L’insertion de la Cour des comptes rappelle à juste titre que
l’impulsion politique de cette réforme a été donnée par le Conseil de
modernisation des politiques publiques du 12 décembre 2007 et que des
évolutions tangibles ont été conduites depuis la dernière insertion au rapport
public. Il souligne notamment la mise en place des bases de la réforme
concernant le renseignement des comptes individuels de retraite, l’évolution
de la chaîne informatique et le renforcement du rôle du service des pensions.

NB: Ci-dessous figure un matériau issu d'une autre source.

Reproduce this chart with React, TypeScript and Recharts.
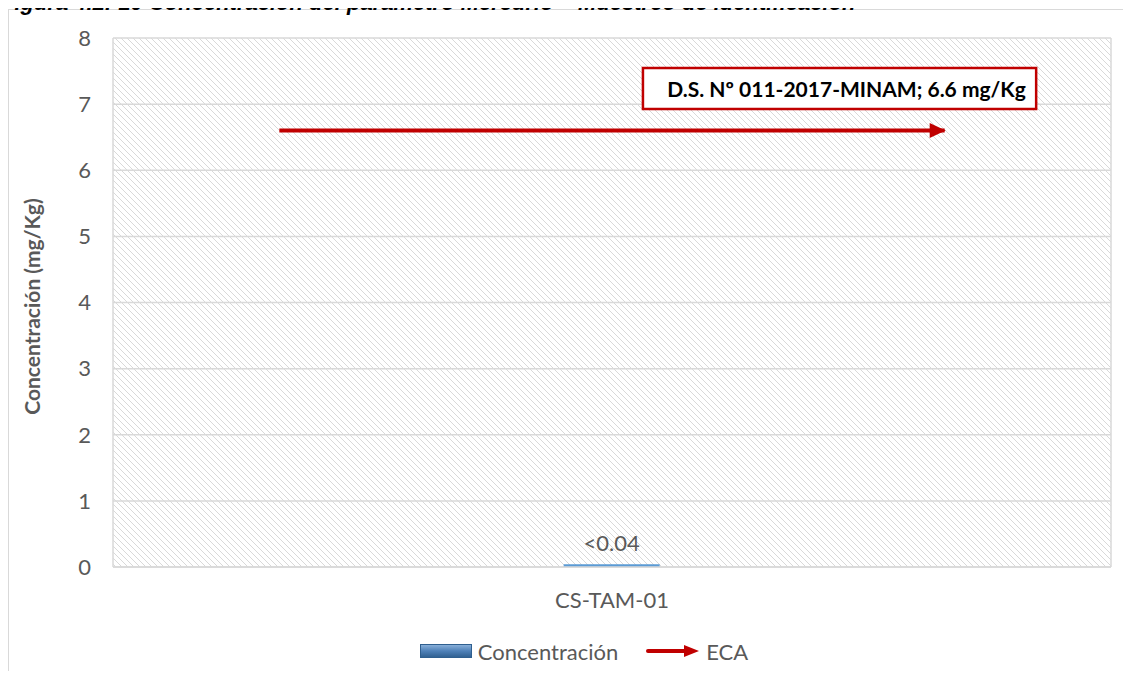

Ce rapport considère toutefois que les mesures permettant de placer
la réforme sous la responsabilité d’un pilote unique, investi d’une autorité
véritablement interministérielle, ne sont pas décidées. En réponse, il convient
en premier lieu de noter que plusieurs sujets devaient être expertisés au
préalable sous les différents angles juridiques, sociaux et financiers. C’est
ainsi qu’une mission a été confiée à l’inspection générale des finances, d’une
part pour examiner les conditions de montée en charge du compte individuel
de retraite, et son impact sur les services ministériels de pensions, d’autre
part, sur l’opportunité de créer un service à compétence nationale en matière
de pensions des fonctionnaires.
Une fois cette expertise réalisée, et après discussion interministérielle,
les décisions nécessaires ont été prises.
Je peux ainsi annoncer à la Cour que sera constitué début 2009, au
sein de la direction générale des finances publiques, un service à compétence
nationale (SCN), destiné à réunir le service des pensions et les centres
régionaux des pensions. Ce service sera chargé de gérer, à terme, l’ensemble
des fonctions d’un opérateur de retraites, de l’enregistrement des droits à
pensions dans le compte de retraite jusqu’au paiement des pensions et de
mener le projet de réforme décidé par le Conseil de modernisation des
politiques publiques.
Dans ce cadre et avec les moyens de ce SCN, la direction générale des
finances publiques sera le pilote de la réforme. Elle sera chargée d’animer
avec la direction générale de l’administration de la fonction publique un
comité stratégique, rassemblant les secrétaires généraux des départements
ministériels, qui arbitrera les orientations du projet et qui veillera à ce que
les gains de productivité correspondants soient effectivement dégagés. Je
compte installer ce comité dans les toutes prochaines semaines.